Content And Community For Black Moms

This artist believed her life was full of struggle and regret until her 8-year-old daughter showed her the truth.

There have been many times in my life when I’ve questioned my choices. The choice to be a freelance artist (dancing, DJing, and acting) as opposed to choosing the corporate world after graduating from college. The choice to move to New York alone, without the support of my family. The choice to fall in love with a man of no means, the choice to still have his baby. I’ve questioned my decisions because each of these choices have come with struggle.

When my daughter Willow was 8 years old, I had split from her father. I was living in Brooklyn, New York, had no steady work, no rich lawyer husband, no million dollar condo, no 401Ks, no benefits. 

I didn’t know what to do or which way to go. I would lie awake at night worrying about everything—how to pay the rent, how to generate more work—and wondering  what kind of life I could offer my daughter. 

I tried to hide my fears from Willow, but since she was already a very perceptive 8-year-old, she could sense them. 

One day I sat on my couch in the living room looking at its adobe-colored trim, my crates full of records, and the dozen or so tchotchkes placed in every free space. Willow’s artwork covered the crumbling walls. Willow sat beside me, and looked at me with big hazel eyes.

Looking into her eyes, I felt compelled to apologize to her. “Willow, I know you don’t have everything you want and I’m so sorry I can’t give it to you…” 

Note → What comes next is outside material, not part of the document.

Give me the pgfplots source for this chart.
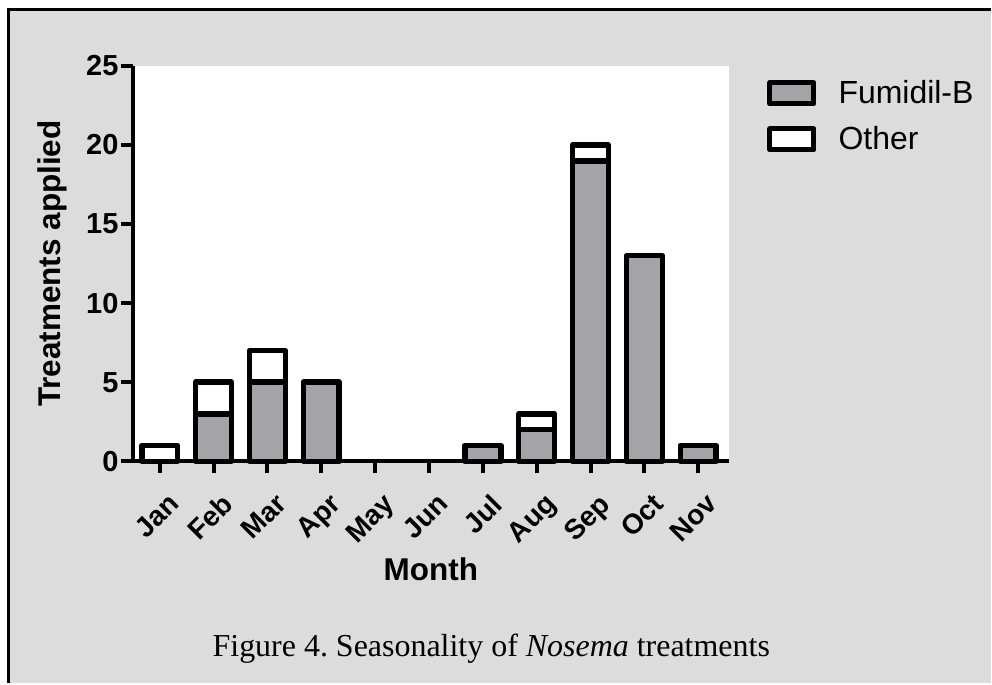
\documentclass[border=0pt]{standalone}
\usepackage{fontspec}
\setmainfont{Liberation Sans}
\newfontfamily\seriffont{Liberation Serif}
\usepackage{pgfplots}
\pgfplotsset{compat=1.18}
\definecolor{bg}{RGB}{220,220,220}
\definecolor{barg}{RGB}{163,163,168}
\newcommand\tl[1]{{\bfseries\fontsize{14}{17}\selectfont #1}}
\begin{document}
\begin{tikzpicture}
\fill[white] (0pt,0pt) rectangle (496pt,342pt);
\fill[bg] (4.25pt,0pt) rectangle (496pt,337.25pt);
\draw[line width=1.5pt] (4.25pt,0pt) -- (4.25pt,337.25pt) -- (496pt,337.25pt);
\begin{axis}[
  at={(66.5pt,111pt)}, anchor=south west,
  scale only axis, width=298.5pt, height=198pt,
  xmin=-0.5, xmax=10.57, ymin=0, ymax=25,
  xtick={0,...,10},
  xticklabels={\tl{Jan},\tl{Feb},\tl{Mar},\tl{Apr},\tl{May},\tl{Jun},\tl{Jul},\tl{Aug},\tl{Sep},\tl{Oct},\tl{Nov}},
  ytick={0,5,10,15,20,25},
  axis x line*=bottom, axis y line*=left,
  axis line style={line width=2pt,-},
  tick align=outside, major tick length=6pt,
  tick style={line width=2pt, black},
  /pgf/number format/assume math mode=true,
  yticklabel style={font=\bfseries\fontsize{14.5}{17}\selectfont, inner sep=1pt},
  xticklabel style={rotate=45, anchor=north east, inner sep=0pt, yshift=-9pt, xshift=-4pt},
  xlabel={Month}, ylabel={Treatments applied},
  xlabel style={font=\bfseries\fontsize{15.75}{19}\selectfont, at={(axis description cs:0.5,-0.2727)}, anchor=center},
  ylabel style={font=\bfseries\fontsize{15.75}{19}\selectfont, at={(axis description cs:-0.1345,0.5)}, anchor=center, rotate=0},
  axis background/.style={fill=white},
  ybar stacked, bar width=0.667,
  clip=false,
  legend style={at={(axis description cs:1.0637,0.975)}, anchor=north west, draw=none, fill=none,
    font=\fontsize{16}{19}\selectfont, inner sep=0pt, row sep=6pt},
  legend cell align=left,
  legend image code/.code={\draw[#1, line width=2.6pt] (0pt,-5.25pt) rectangle (22pt,5.25pt); \path (31pt,0pt);},
]
\addplot[draw=black, fill=barg, line width=2.75pt, line join=round] coordinates
  {(0,0) (1,3) (2,5) (3,5) (4,0) (5,0) (6,1) (7,2) (8,19) (9,13) (10,1)};
\addplot[draw=black, fill=white, line width=2.75pt, line join=round] coordinates
  {(0,1) (1,2) (2,2) (3,0) (4,0) (5,0) (6,0) (7,1) (8,1) (9,0) (10,0)};
\legend{Fumidil-B, Other}
\end{axis}
\node[font=\seriffont\fontsize{16}{19}\selectfont, anchor=base] at (246pt,13.5pt)
  {\frenchspacing Figure 4. Seasonality of \textit{Nosema} treatments};
\end{tikzpicture}
\end{document}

I realized that living my truth was the best way to raise my daughter.

But just as I was about to list a litany of excuses and apologies, she interrupted me. ”Mom,” she asked, “Why don’t you be happy with what you have? I am.”

After that fateful day on the couch, I learned to be happy with what I had. I came to understand that it wasn’t the fancy clothes that I could buy her, or the expensive places I could take her, or the fabulous house that I could give her that would make her happy.  Instead, I realized that it was all the little, intangible things that were more meaningful: the love we shared, the music we listened and danced to, the friends we had, the cuddles we gave each other at night, the books we read, the cultural events we experienced together. To her, we lived in a magical apartment in a magical world, in our small, brightly colored Caribbean home in Williamsburg. I realized that living my truth was the best way to raise my daughter. With those words, I decided to stop making compromises.

I had never defined myself as an artist before because I was afraid of the implications of the word—broke, no future, not a real job. The day that Willow sat next to me, her words allowed me to see that I needed to live my life being true to the person I really was. And I embraced it. 

I know now that every decision that I have made has led me to the life that I’ve lived, to the life that I now live. And after more than 25 years fraught with all the insecurities that come with being an artist, I am still a DJ. I am still an actor. I am still a dancer. And my daughter Willow is a dancer now, too. For years, she has witnessed my expression on stage in the raw, powerful movements of Afro-Cuban and Haitian dance. In turn, I have gotten to witness her express herself in dance. Once, in an 11-hour marathon performance of improvisation, I watched Willow, alone on stage, for almost one hour, fully experiencing and reveling in each moment.

In her performance, I witnessed the way she sees life. She danced with presence, with honesty, self-confidence and depth, with humor, imagination, and poetry.  Then 12, she was the youngest performer on stage—one in a cast of 11 more seasoned dancers. The truth she revealed was the truth I’d tried, and still try, to live in my own life, thanks to her. She made me proud. 

Now Willow is 17, and I can appreciate the fact that the choices I’ve made have helped her develop into a smart, kind, intellectually curious, funny, and amazing person. A young woman who already knows that the secret to life is to live your truth and be happy with what you have. So, today, we both dance. And in our dance I see that by living my truth, I have allowed her to live hers.

As a DJ, dancer, and actor, Belinda Becker is a triple threat. Originally from Kingston, Jamaica, Becker is well-known on the NYC DJ scene. She has studied and performed Haitian Folklore and Afro-Cuban dance for over 20 years. Becker now lives in Bed-Stuy, Brooklyn with her daughter Willow.